Bay Area Reporter - July 6, 2006
Matthew S. Bajko, m.bajko@ebar.com
The foundation said on June 29 it had hired Judy Auerbach, Ph.D., as its new deputy executive director for science and public policy. She is leaving the Foundation for AIDS Research as vice president for public policy and program development and will begin her new role at SFAF in mid-September.
"I am honored and delighted to be joining the SF AIDS Foundation at this important time. There are exciting developments in novel HIV treatment and prevention strategies, and the SF AIDS Foundation can play a key role in translating those discoveries into practical use in communities still hard-hit by the epidemic," Auerbach said in a statement.
Auerbach, 49, will make $175,000 in the post. A straight woman in a long-term, non-married partnership, she is the second high-level staffer to join the AIDS foundation since it named Mark Cloutier as its executive director last spring. Steven Tierney became SFAF's deputy director of programs and services in December. Cloutier and Tierney are openly gay.

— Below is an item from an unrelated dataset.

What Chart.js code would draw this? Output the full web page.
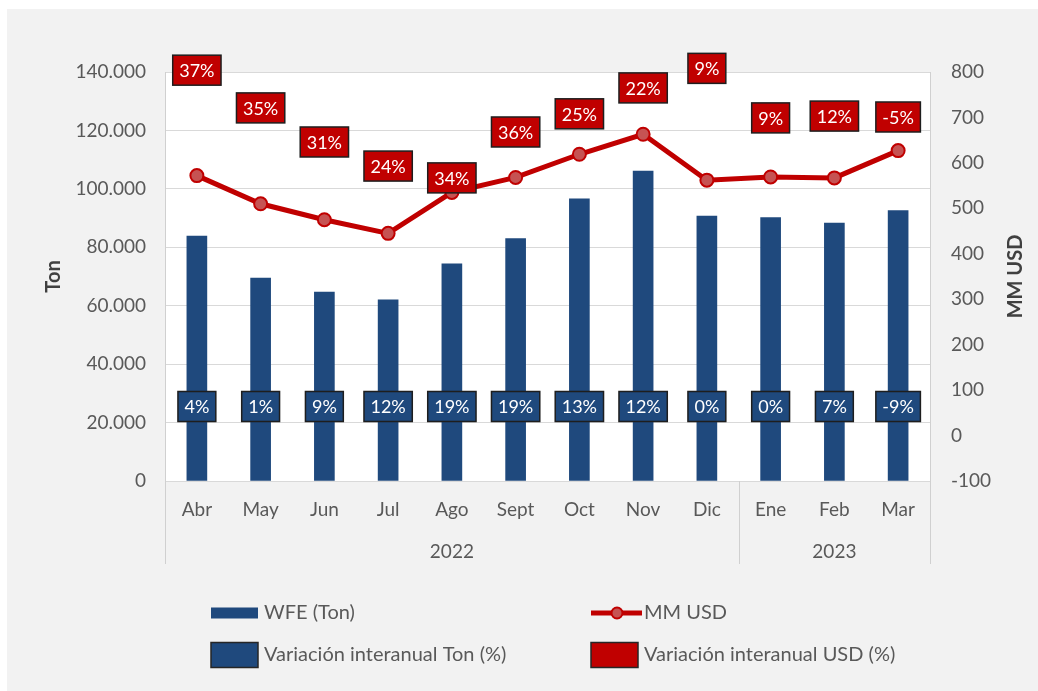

"Dr. Auerbach's breadth of work at the National Institutes of Health as a social scientist, as well as her domestic and global policy successes at amfAR, makes her a great addition to the San Francisco AIDS Foundation. As the deputy executive director, Judy's passion and intellect will assist the foundation in its public policy efforts to focus on new HIV treatments and technologies such as microbicides, and cutting-edge prevention policy," said Cloutier in a statement announcing the hire.
Prior to joining amfAR Auerbach, a San Francisco native, directed AIDS behavioral and social science programs in the Office of AIDS Research at the National Institutes of Health. In 1998 under President Clinton she served as the assistant director for social and behavioral science in the White House Office of Science and Technology Policy.
Auerbach worked as a senior program officer at the Institute of Medicine of the National Academy of Sciences in the early 1990s, where she was also study director for the Committee on Substance Abuse and Mental Health Issues in AIDS Research. She co-edited that committee's 1994 report, "AIDS and Behavior: An Integrated Approach."
In 1986 Auerbach received her doctorate in sociology from the University of California, Berkeley. An author of a number of books and scholarly articles, she serves on many editorial boards and advisory groups.
Dr. Eric Goosby, chief executive officer and chief medical officer of the Pangaea Global AIDS Foundation, SFAF's international affiliate, said Auerbach's past leadership at NIH and amfAR and her prominence as a published social scientist and Washington policy maker will bolster SFAF's and Pangaea's lobbying efforts whether in San Francisco, Sacramento, Washington, D.C., or in the global arena.
"Dr. Auerbach knows the value of robust behavioral research data when developing innovative and sustainable programs targeting hard-to-reach populations affected by HIV," stated Goosby.